It's not. There were plans to raise threshold from 1.6 to 4mm it for winter conditions, but (luckily) they have not been implemented.
Michelin lobbied heavily against that... there were also some tyre test, where worn down tyres were compared. At 2mm, a Michelin Alpin (I think it was an A5...) fared better than tyres from other well-respected brands with 4 or even 5mm.
If you have a well designed tyre, you need profile depth only in regards to aquaplaning. This is admittedly dangerous, but Aquaplaning usually does not hit you from "nothing". As a driver you have much more control over this phenomenon than a tyre ever can: just lift you right food and adjust speed to the conditions... If you insist o doing 160km/h in a downpour, yeah, you need profile dephth. All of it. Get over on the right line and behind a semi (speed limit 80km/h, in reality they always drive 89...), and aquaplaning becomes next to impossible...

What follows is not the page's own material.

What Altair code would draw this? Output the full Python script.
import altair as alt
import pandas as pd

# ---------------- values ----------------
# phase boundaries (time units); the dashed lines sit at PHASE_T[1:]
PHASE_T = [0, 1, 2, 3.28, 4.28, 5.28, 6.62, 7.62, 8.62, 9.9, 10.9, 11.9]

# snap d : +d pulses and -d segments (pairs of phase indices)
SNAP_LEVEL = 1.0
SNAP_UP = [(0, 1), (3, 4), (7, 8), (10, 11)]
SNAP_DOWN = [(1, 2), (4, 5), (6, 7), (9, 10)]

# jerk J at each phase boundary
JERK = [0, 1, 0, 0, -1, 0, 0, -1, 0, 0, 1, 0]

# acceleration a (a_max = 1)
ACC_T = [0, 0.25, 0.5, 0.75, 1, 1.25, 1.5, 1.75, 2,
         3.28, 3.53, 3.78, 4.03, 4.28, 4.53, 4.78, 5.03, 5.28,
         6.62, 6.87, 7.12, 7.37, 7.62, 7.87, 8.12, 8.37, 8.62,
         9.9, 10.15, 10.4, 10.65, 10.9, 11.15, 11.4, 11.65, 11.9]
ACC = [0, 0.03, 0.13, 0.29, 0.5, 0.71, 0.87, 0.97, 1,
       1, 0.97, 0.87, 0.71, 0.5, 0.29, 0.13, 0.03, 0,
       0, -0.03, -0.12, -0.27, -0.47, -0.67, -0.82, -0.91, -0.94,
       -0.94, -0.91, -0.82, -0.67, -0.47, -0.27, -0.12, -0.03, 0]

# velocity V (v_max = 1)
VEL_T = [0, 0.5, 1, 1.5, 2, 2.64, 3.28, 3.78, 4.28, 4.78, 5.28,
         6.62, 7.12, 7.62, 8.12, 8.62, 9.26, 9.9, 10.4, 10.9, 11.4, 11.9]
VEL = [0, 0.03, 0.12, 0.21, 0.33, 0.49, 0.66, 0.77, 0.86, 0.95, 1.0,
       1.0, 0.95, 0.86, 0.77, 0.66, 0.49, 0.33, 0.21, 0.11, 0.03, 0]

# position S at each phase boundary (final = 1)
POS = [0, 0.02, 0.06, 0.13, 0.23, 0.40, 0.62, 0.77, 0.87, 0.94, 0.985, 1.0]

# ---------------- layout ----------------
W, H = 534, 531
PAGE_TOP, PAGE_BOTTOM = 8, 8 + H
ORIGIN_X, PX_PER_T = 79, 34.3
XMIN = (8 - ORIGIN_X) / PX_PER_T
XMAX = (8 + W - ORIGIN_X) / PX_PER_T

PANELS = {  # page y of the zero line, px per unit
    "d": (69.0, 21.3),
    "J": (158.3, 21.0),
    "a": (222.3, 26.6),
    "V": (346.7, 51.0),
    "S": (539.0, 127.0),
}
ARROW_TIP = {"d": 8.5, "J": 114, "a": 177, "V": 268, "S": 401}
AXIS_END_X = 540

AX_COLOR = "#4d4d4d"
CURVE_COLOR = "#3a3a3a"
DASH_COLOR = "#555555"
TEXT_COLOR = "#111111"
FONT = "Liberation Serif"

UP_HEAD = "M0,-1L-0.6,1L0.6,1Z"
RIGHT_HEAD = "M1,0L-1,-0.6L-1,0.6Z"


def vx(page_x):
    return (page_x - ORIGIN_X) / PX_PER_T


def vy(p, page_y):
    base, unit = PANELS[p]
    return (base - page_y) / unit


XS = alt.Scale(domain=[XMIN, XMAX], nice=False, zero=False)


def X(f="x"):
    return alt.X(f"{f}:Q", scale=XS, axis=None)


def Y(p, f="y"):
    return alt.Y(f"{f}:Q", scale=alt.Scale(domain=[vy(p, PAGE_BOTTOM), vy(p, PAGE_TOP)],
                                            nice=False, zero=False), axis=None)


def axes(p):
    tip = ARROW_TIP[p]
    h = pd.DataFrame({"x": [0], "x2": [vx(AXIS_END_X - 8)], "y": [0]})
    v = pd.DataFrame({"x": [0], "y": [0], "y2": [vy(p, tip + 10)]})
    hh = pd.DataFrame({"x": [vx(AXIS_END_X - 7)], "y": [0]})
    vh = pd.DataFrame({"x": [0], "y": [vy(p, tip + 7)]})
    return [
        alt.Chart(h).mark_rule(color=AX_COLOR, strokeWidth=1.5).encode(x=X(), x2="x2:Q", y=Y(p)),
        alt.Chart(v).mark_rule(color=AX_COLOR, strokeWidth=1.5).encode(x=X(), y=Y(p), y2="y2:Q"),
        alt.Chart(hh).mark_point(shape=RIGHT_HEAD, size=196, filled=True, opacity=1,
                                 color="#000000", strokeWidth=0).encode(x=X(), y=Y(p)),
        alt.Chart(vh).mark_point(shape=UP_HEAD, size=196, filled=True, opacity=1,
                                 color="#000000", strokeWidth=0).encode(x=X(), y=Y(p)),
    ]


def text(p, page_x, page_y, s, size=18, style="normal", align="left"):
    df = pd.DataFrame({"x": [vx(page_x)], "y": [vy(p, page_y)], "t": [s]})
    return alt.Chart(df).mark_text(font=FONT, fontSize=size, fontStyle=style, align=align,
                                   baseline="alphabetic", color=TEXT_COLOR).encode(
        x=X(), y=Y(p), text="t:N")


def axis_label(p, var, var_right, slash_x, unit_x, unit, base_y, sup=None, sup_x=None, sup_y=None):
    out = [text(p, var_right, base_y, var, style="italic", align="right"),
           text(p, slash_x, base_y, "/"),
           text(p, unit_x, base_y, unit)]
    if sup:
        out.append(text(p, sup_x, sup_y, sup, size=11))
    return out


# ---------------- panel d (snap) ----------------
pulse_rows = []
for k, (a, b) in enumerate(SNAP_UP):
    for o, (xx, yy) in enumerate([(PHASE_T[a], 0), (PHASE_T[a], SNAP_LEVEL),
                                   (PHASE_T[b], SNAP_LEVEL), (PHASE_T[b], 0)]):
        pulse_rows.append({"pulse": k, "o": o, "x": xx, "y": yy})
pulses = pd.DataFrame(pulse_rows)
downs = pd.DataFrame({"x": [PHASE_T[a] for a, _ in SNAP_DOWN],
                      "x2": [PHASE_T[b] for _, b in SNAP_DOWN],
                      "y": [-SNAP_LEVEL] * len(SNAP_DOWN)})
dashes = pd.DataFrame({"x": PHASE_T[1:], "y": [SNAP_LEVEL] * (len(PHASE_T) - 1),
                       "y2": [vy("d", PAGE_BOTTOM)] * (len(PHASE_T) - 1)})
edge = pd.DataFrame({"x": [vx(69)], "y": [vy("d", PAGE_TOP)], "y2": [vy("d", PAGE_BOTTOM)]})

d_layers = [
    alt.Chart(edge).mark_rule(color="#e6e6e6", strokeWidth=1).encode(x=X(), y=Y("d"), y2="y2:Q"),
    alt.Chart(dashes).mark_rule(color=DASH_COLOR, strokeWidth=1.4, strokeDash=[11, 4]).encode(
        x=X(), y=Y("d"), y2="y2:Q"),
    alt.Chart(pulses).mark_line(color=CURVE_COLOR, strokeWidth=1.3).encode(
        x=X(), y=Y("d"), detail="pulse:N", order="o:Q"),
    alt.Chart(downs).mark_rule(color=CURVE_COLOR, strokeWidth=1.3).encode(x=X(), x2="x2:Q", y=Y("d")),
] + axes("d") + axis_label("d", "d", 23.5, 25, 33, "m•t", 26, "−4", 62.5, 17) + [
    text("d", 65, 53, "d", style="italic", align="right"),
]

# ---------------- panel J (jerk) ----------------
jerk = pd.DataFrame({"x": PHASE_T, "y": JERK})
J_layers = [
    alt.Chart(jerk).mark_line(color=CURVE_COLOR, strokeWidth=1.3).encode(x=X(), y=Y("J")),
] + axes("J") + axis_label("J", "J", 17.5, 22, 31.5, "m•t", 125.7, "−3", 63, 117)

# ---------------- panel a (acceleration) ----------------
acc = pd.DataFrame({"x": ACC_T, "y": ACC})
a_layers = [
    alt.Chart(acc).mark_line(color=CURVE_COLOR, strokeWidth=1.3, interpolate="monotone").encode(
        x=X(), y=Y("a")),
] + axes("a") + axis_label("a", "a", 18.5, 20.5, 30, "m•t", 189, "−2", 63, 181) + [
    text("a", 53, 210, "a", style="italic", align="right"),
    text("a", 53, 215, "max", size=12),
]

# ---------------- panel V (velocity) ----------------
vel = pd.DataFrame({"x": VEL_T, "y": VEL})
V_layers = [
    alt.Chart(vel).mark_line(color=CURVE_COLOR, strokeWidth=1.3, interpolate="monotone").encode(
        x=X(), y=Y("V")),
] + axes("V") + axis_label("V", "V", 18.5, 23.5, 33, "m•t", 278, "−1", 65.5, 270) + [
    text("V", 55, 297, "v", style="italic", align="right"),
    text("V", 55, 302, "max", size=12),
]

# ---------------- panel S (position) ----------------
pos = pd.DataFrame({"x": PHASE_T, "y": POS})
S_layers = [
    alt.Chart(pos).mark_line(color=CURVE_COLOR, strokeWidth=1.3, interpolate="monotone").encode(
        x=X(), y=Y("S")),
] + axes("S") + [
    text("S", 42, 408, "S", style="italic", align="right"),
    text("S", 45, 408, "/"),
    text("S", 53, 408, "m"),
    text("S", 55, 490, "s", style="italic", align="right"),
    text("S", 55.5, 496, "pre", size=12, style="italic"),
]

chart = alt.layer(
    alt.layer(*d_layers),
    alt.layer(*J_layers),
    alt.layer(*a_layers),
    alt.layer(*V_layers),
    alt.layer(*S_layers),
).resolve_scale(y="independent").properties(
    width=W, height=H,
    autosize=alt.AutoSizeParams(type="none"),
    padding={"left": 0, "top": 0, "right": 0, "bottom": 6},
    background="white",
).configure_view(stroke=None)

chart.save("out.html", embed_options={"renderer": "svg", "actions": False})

But other than against aquaplaning, profile depth is overrated. I was once caught by an early winter on seven or eight year old and nearly bald Michelin Alpin (the very first generation with the y-sipes) - thy had less than 2mm of tread left. I had just bought the car and had immediately ordered new tyres, but the snow came one day before the appointment to have them fitted. A fist to two fists high of new snow, unplowed, in the hills near the Nürburgring. No drama at all... Sipes (and a well-aging compound) rock.